You can download Elasticsearch and Kibana from https://www.elastic.co/downloads/
For macOS and Linux installing Elasticsearch and Kibana is both as easy as extracting the zip files and running the startup commands.
Running Elasticsearch
Once extracted goto the bin
directory in Elasticsearch and run ./elasticsearch
command for easy startup.
There are many ways to configure elasticsearch. We can configure the nodes and shards for scalability and reliability. We can deploy these nodes across a cluster of machines. We will look at all these in detail in the post discussins scalability of elasticsearch.
Once the Elasticsearch server is up we can see the default port it started on by observing the console output.
[2020-02-25T14:41:37,832][INFO ][o.e.t.TransportService ] [Thiharas-MacBook-Pro.local] publish_address
{127.0.0.1:9300}, bound_addresses {[::1]:9300}, {127.0.0.1:9300}, {127.94.0.1:9300}
As you can see it started on port 9300 by default.
You can quickly verify if everything is running by using the following cURL command.
curl -XGET "http://localhost:9200/_cat/health?v"
The result’s would be similar to this if everything is OK. Note the status column is marked as green
epoch timestamp cluster status node.total node.data shards pri relo init unassign pending_tasks max_task_wait_time active_shards_percent
1583163045 15:30:45 elasticsearch green 1 1 6 6 0 0 0 0 - 100.0%
Running Kibana
Once elasticsearch is running you can do the same thing to run Kibana. Navigate to the bin
directory inside the
extracted directory and run ./kibana
command.
Verifying Installation
Kibana runs on http://localhost:5601/
by default. So let’s navigate there and move to the developer tools section.
Run the same query we used to check the health of the Elasticsearch server.
GET /_cat/health?v
If everything is OK, and Kibana discovered and connected to the elasticsearch server, the results should come through and look like this.
All done. Elasticsearch and Kibana is setup now. Note that this default configuration is suitable for developers to get started. However for production environments you would likely want to configure both Elasticsearch and Kibana differently.
Basic Architecture
Before we get into anything else, let’s look at the Elasticsearch architecture. Elasticsearch is designed to handle big data and workloads, and thus distributed by nature.
Clusters and Nodes
The largest abstraction in elasticsearch is a cluster. A cluster contains one or more nodes. A node is usually a single machine in a production environment running elasticsearch.
There are sevaral node types. Though I say types these are actually roles that each node fulfil. A node can fulfil more than one role.
- Data nodes — Stores data and performs operations related to data like aggregation and search.
- Master nodes — Controls configuration and management across the cluster like adding and removing nodes.
- Coordination only nodes — These are nodes that have all other roles disabled.
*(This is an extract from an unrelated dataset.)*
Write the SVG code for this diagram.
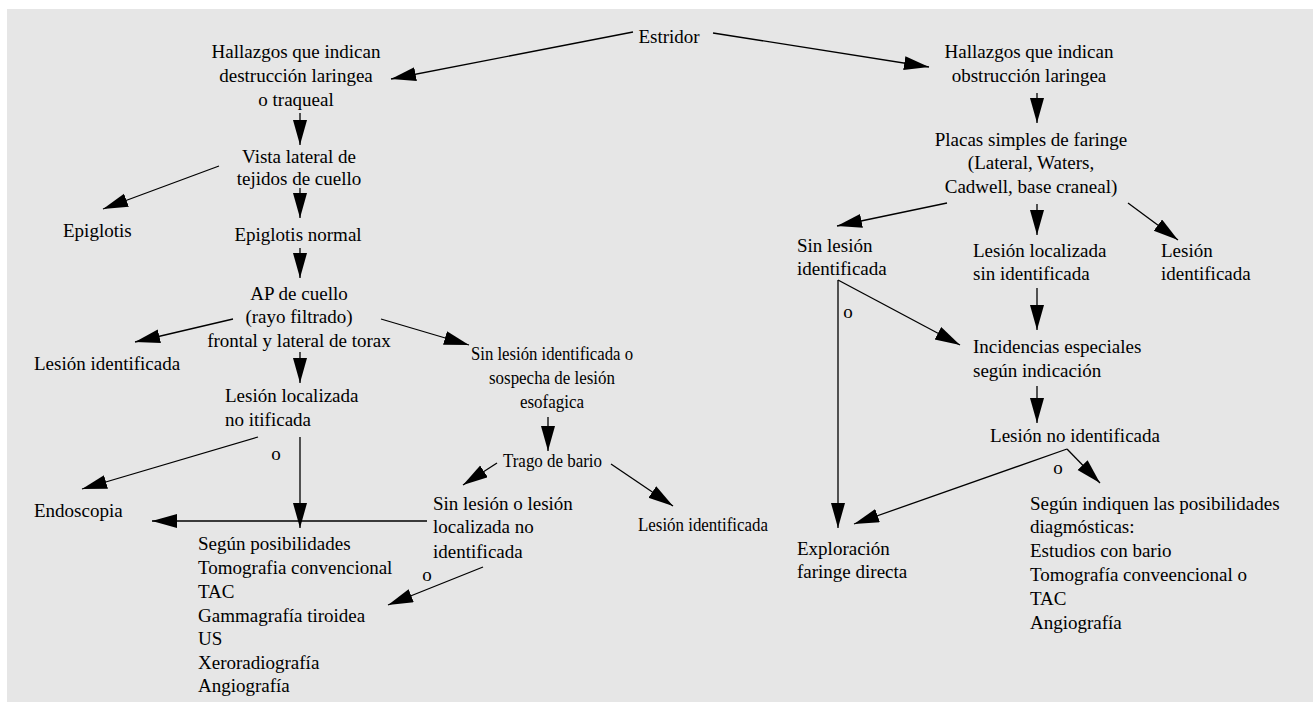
<svg xmlns="http://www.w3.org/2000/svg" width="1313" height="702" viewBox="0 0 1313 702">
<style>
text{font-family:"Liberation Serif","Times New Roman",serif;font-size:19px;fill:#000}
.c{text-anchor:middle}
.e{fill:none;stroke:#000;stroke-width:1.3}
.a{marker-end:url(#ah)}
</style>
<defs>
<marker id="ah" markerUnits="userSpaceOnUse" markerWidth="27" markerHeight="16" refX="25" refY="7" orient="auto">
<path d="M0,0 L25,7 L0,14 z" fill="#000"/>
</marker>
</defs>
<rect x="7" y="9" width="1306" height="693" fill="#e6e6e6"/>
<g id="connectors">
<line class="e a" x1="633" y1="32" x2="391" y2="79"/>
<line class="e a" x1="713" y1="33" x2="929" y2="67"/>
<line class="e a" x1="1037" y1="93" x2="1037" y2="123"/>
<line class="e a" x1="947" y1="203" x2="837" y2="226"/>
<line class="e a" x1="1037" y1="204" x2="1037" y2="235"/>
<line class="e a" x1="1128" y1="203" x2="1178" y2="240"/>
<line class="e a" x1="1037" y1="288" x2="1037" y2="330"/>
<line class="e a" x1="838" y1="280" x2="960" y2="345"/>
<line class="e a" x1="838" y1="280" x2="838" y2="528"/>
<line class="e a" x1="1037" y1="386" x2="1037" y2="423"/>
<line class="e a" x1="1067" y1="449" x2="854" y2="524"/>
<line class="e a" x1="1067" y1="449" x2="1100" y2="483"/>
<line class="e a" x1="300" y1="113" x2="300" y2="145"/>
<line class="e a" x1="219" y1="166" x2="103" y2="209"/>
<line class="e a" x1="300" y1="188" x2="300" y2="218"/>
<line class="e a" x1="300" y1="248" x2="300" y2="278"/>
<line class="e a" x1="233" y1="319" x2="135" y2="342"/>
<line class="e a" x1="381" y1="319" x2="469" y2="345"/>
<line class="e a" x1="300" y1="352" x2="300" y2="383"/>
<line class="e a" x1="258" y1="437" x2="82" y2="489"/>
<line class="e a" x1="300" y1="437" x2="300" y2="528"/>
<line class="e a" x1="427" y1="521" x2="152" y2="521"/>
<line class="e a" x1="548" y1="417" x2="548" y2="451"/>
<line class="e a" x1="497" y1="463" x2="463" y2="485"/>
<line class="e a" x1="611" y1="464" x2="673" y2="506"/>
<line class="e a" x1="483" y1="567" x2="388" y2="605"/>
<text x="276" y="460" class="c">o</text>
<text x="848" y="318" class="c">o</text>
<text x="1058" y="474" class="c">o</text>
<text x="427" y="581" class="c">o</text>
</g>
<g id="n-estridor"><text x="669" y="43" class="c">Estridor</text></g>
<g id="n-destruccion"><text class="c" x="296" y="58">Hallazgos que indican</text><text class="c" x="296" y="82">destrucción laringea</text><text class="c" x="296" y="106">o traqueal</text></g>
<g id="n-obstruccion"><text class="c" x="1029" y="58">Hallazgos que indican</text><text class="c" x="1029" y="82">obstrucción laringea</text></g>
<g id="n-placas"><text class="c" x="1031" y="146">Placas simples de faringe</text><text class="c" x="1031" y="169">(Lateral, Waters,</text><text class="c" x="1031" y="193">Cadwell, base craneal)</text></g>
<g id="n-sinlesion-r"><text x="797" y="252">Sin lesión</text><text x="797" y="275">identificada</text></g>
<g id="n-lesionloc-r"><text x="973" y="257">Lesión localizada</text><text x="973" y="280">sin identificada</text></g>
<g id="n-lesionid-r"><text x="1161" y="257">Lesión</text><text x="1161" y="280">identificada</text></g>
<g id="n-incidencias"><text x="973" y="353">Incidencias especiales</text><text x="973" y="377">según indicación</text></g>
<g id="n-lesionnoid"><text class="c" x="1075" y="442">Lesión no identificada</text></g>
<g id="n-exploracion"><text x="797" y="555">Exploración</text><text x="797" y="578">faringe directa</text></g>
<g id="n-segunindiquen"><text x="1030" y="510">Según indiquen las posibilidades</text><text x="1030" y="533">diagmósticas:</text><text x="1030" y="557">Estudios con bario</text><text x="1030" y="581">Tomografía conveencional o</text><text x="1030" y="605">TAC</text><text x="1030" y="629">Angiografía</text></g>
<g id="n-vista"><text class="c" x="299" y="163">Vista lateral de</text><text class="c" x="299" y="185">tejidos de cuello</text></g>
<g id="n-epiglotis"><text x="63" y="237">Epiglotis</text></g>
<g id="n-epinormal"><text class="c" x="298" y="241">Epiglotis normal</text></g>
<g id="n-ap"><text class="c" x="299" y="300">AP de cuello</text><text class="c" x="299" y="323">(rayo filtrado)</text><text class="c" x="299" y="347">frontal y lateral de torax</text></g>
<g id="n-lesionid-l"><text x="34" y="370">Lesión identificada</text></g>
<g id="n-lesionloc-l"><text x="225" y="402">Lesión localizada</text><text x="225" y="426">no itificada</text></g>
<g id="n-endoscopia"><text x="34" y="517">Endoscopia</text></g>
<g id="n-segunpos"><text x="198" y="550">Según posibilidades</text><text x="198" y="574">Tomografia convencional</text><text x="198" y="598">TAC</text><text x="198" y="622">Gammagrafía tiroidea</text><text x="198" y="645">US</text><text x="198" y="669">Xeroradiografía</text><text x="198" y="692">Angiografía</text></g>
<g id="n-sinlesion-esof"><text x="471" y="360" textLength="162" lengthAdjust="spacingAndGlyphs">Sin lesión identificada o</text><text x="489" y="384" textLength="126" lengthAdjust="spacingAndGlyphs">sospecha de lesión</text><text x="520" y="408" textLength="64" lengthAdjust="spacingAndGlyphs">esofagica</text></g>
<g id="n-trago"><text x="503" y="467" textLength="99" lengthAdjust="spacingAndGlyphs">Trago de bario</text></g>
<g id="n-sinlesion-loc"><text x="433" y="510">Sin lesión o lesión</text><text x="433" y="533">localizada no</text><text x="433" y="558">identificada</text></g>
<g id="n-lesionid-m"><text x="638" y="531" textLength="130" lengthAdjust="spacingAndGlyphs">Lesión identificada</text></g>
</svg>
The only function this type of nodes perform is forwarding/routing requests to the relevant master/data nodes. These basically load balancers.
- Ingest nodes — Pre-process documents before inserting them into elasticsearch (indexing)
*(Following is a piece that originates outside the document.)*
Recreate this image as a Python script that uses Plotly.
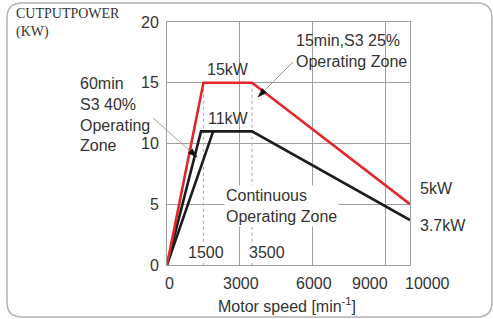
import math
import plotly.graph_objects as go

# ---- data ----
s3_25_speed = [0, 1500, 3500, 10000]
s3_25_power = [0, 15, 15, 5]
cont_speed = [0, 1400, 3500, 10000]
cont_power = [0, 11, 11, 3.7]
s3_40_speed = [0, 1900]
s3_40_power = [0, 11]
ref_speeds = [1500, 3500]
ref_top = 15
y_ticks = [0, 5, 10, 15, 20]
x_grid = [0, 3000, 6000, 9000, 10000]
x_tick_labels = ["0", "3000", "6000", "9000", "10000"]
x_tick_label_px = [169, 241, 314, 370, 427]

FONT = "Liberation Sans, Arial, sans-serif"
TXT = "#333333"
RED = "#e3262b"
BLK = "#1c1c1c"

L, R, T, B = 167, 83, 22, 54
W, H = 493, 319
PW, PH = W - L - R, H - T - B


def px(p):
    return (p - L) / PW


def py(p):
    return (H - B - p) / PH


fig = go.Figure()

for s in ref_speeds:
    fig.add_trace(go.Scatter(x=[s, s], y=[ref_top, 0], mode="lines",
                             line=dict(color="#c4aab0", width=1.2, dash="dot"),
                             hoverinfo="skip", showlegend=False))

fig.add_trace(go.Scatter(x=cont_speed, y=cont_power, mode="lines",
                         line=dict(color=BLK, width=2.6), showlegend=False))
fig.add_trace(go.Scatter(x=s3_40_speed, y=s3_40_power, mode="lines",
                         line=dict(color=BLK, width=2.6), showlegend=False))
fig.add_trace(go.Scatter(x=s3_25_speed, y=s3_25_power, mode="lines",
                         line=dict(color=RED, width=2.6), showlegend=False))

ann = []


def txt(x, y, t, xa="center", bg=None, size=16, family=FONT):
    d = dict(x=px(x), y=py(y), xref="paper", yref="paper", text=t, showarrow=False,
             xanchor=xa, yanchor="middle", align="left",
             font=dict(family=family, size=size, color=TXT))
    if bg:
        d["bgcolor"] = bg
        d["borderpad"] = 1
    ann.append(d)


txt(228, 69, "15kW")
txt(228, 118, "11kW")
txt(78, 114, "60min<br>S3 40%<br>Operating<br>Zone", xa="left")
txt(294, 51, "15min,S3 25%<br>Operating Zone", xa="left")
txt(418, 188, "5kW", xa="left")
txt(418, 225, "3.7kW", xa="left")
txt(224, 206, "Continuous<br>Operating Zone", xa="left", bg="white")
txt(206, 252, "1500", bg="white")
txt(267, 252, "3500", bg="white")
for lab, p in zip(x_tick_labels, x_tick_label_px):
    txt(p, 283, lab)
txt(287, 305, "Motor speed [min<sup>-1</sup>]")
txt(14, 23, "CUTPUTPOWER<br>(KW)", xa="left", size=14,
    family="Liberation Serif, Times New Roman, serif")

shapes = []


def pointer(hx, hy, tx, ty):
    shapes.append(dict(type="line", xref="paper", yref="paper",
                       x0=px(tx), y0=py(ty), x1=px(hx), y1=py(hy),
                       line=dict(color="#8a8a8a", width=0.8)))
    dx, dy = hx - tx, hy - ty
    n = math.hypot(dx, dy)
    ux, uy = dx / n, dy / n
    bx, by = hx - 9 * ux, hy - 9 * uy
    qx, qy = -uy * 3, ux * 3
    p = (f"M {px(hx)},{py(hy)} L {px(bx + qx)},{py(by + qy)} "
         f"L {px(bx - qx)},{py(by - qy)} Z")
    shapes.append(dict(type="path", path=p, xref="paper", yref="paper",
                       fillcolor="#111111", line=dict(color="#111111", width=0.5)))


pointer(197, 157, 153, 118)
pointer(258, 97, 293, 62)

x0, x1, y0, y1, r = 7, 492, 3, 317, 15
path = (f"M {px(x0+r)},{py(y0)} L {px(x1-r)},{py(y0)} Q {px(x1)},{py(y0)} {px(x1)},{py(y0+r)} "
        f"L {px(x1)},{py(y1-r)} Q {px(x1)},{py(y1)} {px(x1-r)},{py(y1)} "
        f"L {px(x0+r)},{py(y1)} Q {px(x0)},{py(y1)} {px(x0)},{py(y1-r)} "
        f"L {px(x0)},{py(y0+r)} Q {px(x0)},{py(y0)} {px(x0+r)},{py(y0)} Z")
shapes.append(dict(type="path", path=path, xref="paper", yref="paper",
                   line=dict(color="#b4b4b4", width=1.5), layer="below"))

fig.update_layout(
    width=W, height=H,
    margin=dict(l=L, r=R, t=T, b=B),
    paper_bgcolor="white", plot_bgcolor="white",
    annotations=ann,
    shapes=shapes,
    xaxis=dict(range=[0, 10000], tickvals=x_grid, showticklabels=False,
               showgrid=True, gridcolor="#a0a0a0", gridwidth=1, zeroline=False,
               showline=True, linecolor="#a0a0a0", linewidth=1, mirror=True, ticks=""),
    yaxis=dict(range=[0, 20], tickvals=y_ticks, ticks="",
               tickfont=dict(family=FONT, size=16, color=TXT), ticklabelstandoff=4,
               showgrid=True, gridcolor="#a0a0a0", gridwidth=1, zeroline=False,
               showline=True, linecolor="#a0a0a0", linewidth=1, mirror=True),
)

fig.write_html("out.html", config={"displayModeBar": False, "staticPlot": True},
               post_script="document.body.style.margin='0';")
Here is an illustration of a cluster with five nodes in it.
Indexes and Shards
Elasticsearch stores data inside indexes. An index is the largest logical data encapsulation available in Elasticsearch aside from operational containers like nodes and shards. If you are familiar with relational databases, an Elasticsearch index is similar to a database in postgresql or mysql.
Each node contains one or more shards. Remember how I said Elasticsearch is built on top of Lucene? Well a shard is a Lucene index. Logically you can think of a shard as a slice or a piece of your data. An index in Elasticsearch can grow in size until it can no longer fit inside a a single machine/node anymore. So we need to break that index into pieces. And those pieces are called shards. Sharding also enables distributed computing of data, which increases processing speed.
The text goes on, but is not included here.